Ferrari: What happens when you staple a luxury brand to a sports team? (Audio)
Acquired’s Ben Gilbert and David Rosenthal dissect how Ferrari built the world’s highest brand-awareness-to-ownership ratio by marrying a luxury car company with a professional sports team.
- Ferrari makes ~14,000 cars/year — the same volume Toyota sells every 10 hours — yet has a higher market cap than Ford, VW, Honda, Stellantis, and Mercedes-Benz combined.
- ~80% of new Ferraris are reserved for existing owners, meaning fewer than 3,000 new customers buy a Ferrari in any given year.
- There are 70x more Rolexes and 10x more Hermès Birkins/Kellys produced annually than Ferraris; only ~180,000 people globally own one.
- Over 90% of all 330,000 Ferraris ever built remain drivable today — Ferrari is never scrapped, only crashed beyond restoration.
- Ferrari’s first EV, the Luce, was designed in collaboration with Jony Ive and Marc Newson and unveiled interior-first at the Transamerica Pyramid in San Francisco.

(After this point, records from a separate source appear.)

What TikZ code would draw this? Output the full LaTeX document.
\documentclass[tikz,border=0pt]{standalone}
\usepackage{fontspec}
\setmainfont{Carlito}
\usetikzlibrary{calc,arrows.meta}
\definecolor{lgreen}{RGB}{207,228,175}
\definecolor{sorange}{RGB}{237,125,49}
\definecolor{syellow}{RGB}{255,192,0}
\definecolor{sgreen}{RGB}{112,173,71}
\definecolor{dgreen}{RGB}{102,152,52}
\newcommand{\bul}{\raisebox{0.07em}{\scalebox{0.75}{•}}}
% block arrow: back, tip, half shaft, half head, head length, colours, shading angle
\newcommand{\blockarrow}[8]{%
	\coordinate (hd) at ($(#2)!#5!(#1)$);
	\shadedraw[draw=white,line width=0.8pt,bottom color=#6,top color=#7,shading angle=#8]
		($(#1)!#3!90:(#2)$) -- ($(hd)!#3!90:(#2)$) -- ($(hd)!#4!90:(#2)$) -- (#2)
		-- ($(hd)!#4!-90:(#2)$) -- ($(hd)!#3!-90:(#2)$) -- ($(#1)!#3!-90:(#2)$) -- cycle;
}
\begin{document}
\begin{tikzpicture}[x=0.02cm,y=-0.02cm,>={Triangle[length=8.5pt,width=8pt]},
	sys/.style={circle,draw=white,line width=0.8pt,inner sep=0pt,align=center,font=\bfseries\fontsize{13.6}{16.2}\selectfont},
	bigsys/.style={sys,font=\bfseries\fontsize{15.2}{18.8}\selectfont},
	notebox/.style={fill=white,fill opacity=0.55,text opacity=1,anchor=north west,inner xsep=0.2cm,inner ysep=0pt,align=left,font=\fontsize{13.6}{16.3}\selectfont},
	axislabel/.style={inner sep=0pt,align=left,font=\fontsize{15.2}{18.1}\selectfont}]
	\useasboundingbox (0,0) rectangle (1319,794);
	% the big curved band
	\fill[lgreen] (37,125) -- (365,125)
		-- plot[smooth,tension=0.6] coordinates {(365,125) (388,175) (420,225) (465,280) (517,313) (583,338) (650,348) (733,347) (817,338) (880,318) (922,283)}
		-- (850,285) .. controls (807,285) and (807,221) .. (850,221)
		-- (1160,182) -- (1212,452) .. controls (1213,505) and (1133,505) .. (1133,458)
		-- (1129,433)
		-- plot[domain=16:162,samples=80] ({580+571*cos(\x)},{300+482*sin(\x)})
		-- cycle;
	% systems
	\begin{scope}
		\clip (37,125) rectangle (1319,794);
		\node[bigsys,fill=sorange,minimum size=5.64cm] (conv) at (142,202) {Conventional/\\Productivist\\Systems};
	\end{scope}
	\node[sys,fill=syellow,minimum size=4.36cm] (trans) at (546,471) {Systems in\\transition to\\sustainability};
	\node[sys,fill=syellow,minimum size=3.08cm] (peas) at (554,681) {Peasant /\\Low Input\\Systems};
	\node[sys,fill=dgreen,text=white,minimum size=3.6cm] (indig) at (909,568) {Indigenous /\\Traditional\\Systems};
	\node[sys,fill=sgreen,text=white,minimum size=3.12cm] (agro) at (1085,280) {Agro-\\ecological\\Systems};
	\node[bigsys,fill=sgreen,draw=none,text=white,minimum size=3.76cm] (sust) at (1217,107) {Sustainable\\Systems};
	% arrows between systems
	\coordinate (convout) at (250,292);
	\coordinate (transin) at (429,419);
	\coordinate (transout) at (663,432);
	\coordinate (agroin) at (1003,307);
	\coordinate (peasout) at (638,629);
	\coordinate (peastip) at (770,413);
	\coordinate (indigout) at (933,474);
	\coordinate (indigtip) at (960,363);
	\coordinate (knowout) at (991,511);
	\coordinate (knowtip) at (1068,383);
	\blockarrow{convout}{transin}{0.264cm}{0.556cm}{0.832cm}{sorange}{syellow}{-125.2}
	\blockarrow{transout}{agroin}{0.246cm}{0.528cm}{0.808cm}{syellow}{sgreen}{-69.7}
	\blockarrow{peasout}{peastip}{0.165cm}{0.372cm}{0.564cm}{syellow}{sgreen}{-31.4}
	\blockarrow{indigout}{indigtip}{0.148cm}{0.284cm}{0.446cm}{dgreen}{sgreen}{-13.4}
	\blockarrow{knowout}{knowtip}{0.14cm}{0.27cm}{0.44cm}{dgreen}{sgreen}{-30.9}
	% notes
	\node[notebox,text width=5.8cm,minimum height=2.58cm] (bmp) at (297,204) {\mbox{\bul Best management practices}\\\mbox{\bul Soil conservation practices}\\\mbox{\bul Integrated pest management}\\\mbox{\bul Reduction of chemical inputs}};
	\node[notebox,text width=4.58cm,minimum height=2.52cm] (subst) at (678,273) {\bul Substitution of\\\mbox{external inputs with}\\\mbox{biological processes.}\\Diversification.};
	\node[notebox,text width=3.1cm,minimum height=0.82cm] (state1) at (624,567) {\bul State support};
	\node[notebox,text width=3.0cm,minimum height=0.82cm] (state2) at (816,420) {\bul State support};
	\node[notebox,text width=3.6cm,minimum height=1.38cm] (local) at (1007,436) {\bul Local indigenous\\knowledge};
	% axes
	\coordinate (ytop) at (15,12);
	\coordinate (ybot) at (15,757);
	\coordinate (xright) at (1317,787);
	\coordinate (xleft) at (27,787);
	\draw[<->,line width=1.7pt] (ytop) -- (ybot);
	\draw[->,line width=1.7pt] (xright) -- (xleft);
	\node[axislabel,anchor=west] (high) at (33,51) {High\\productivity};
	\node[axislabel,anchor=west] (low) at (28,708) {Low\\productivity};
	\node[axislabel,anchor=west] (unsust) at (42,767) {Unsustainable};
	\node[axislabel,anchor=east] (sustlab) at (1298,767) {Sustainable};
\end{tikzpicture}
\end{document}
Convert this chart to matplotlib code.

- Top clients can purchase former F1 race cars stored at Maranello with a dedicated engineering team; Ferrari builds events so owners can race their own cars.
- The core strategic insight: marrying luxury brand exclusivity with sports team inclusivity is a ‘business cheat code’ — Ferrari fans who can never afford a car still drive brand value.
- Piero Ferrari, Enzo’s illegitimate son (born after his legitimate son Dino died), owns 10% of the publicly traded company today.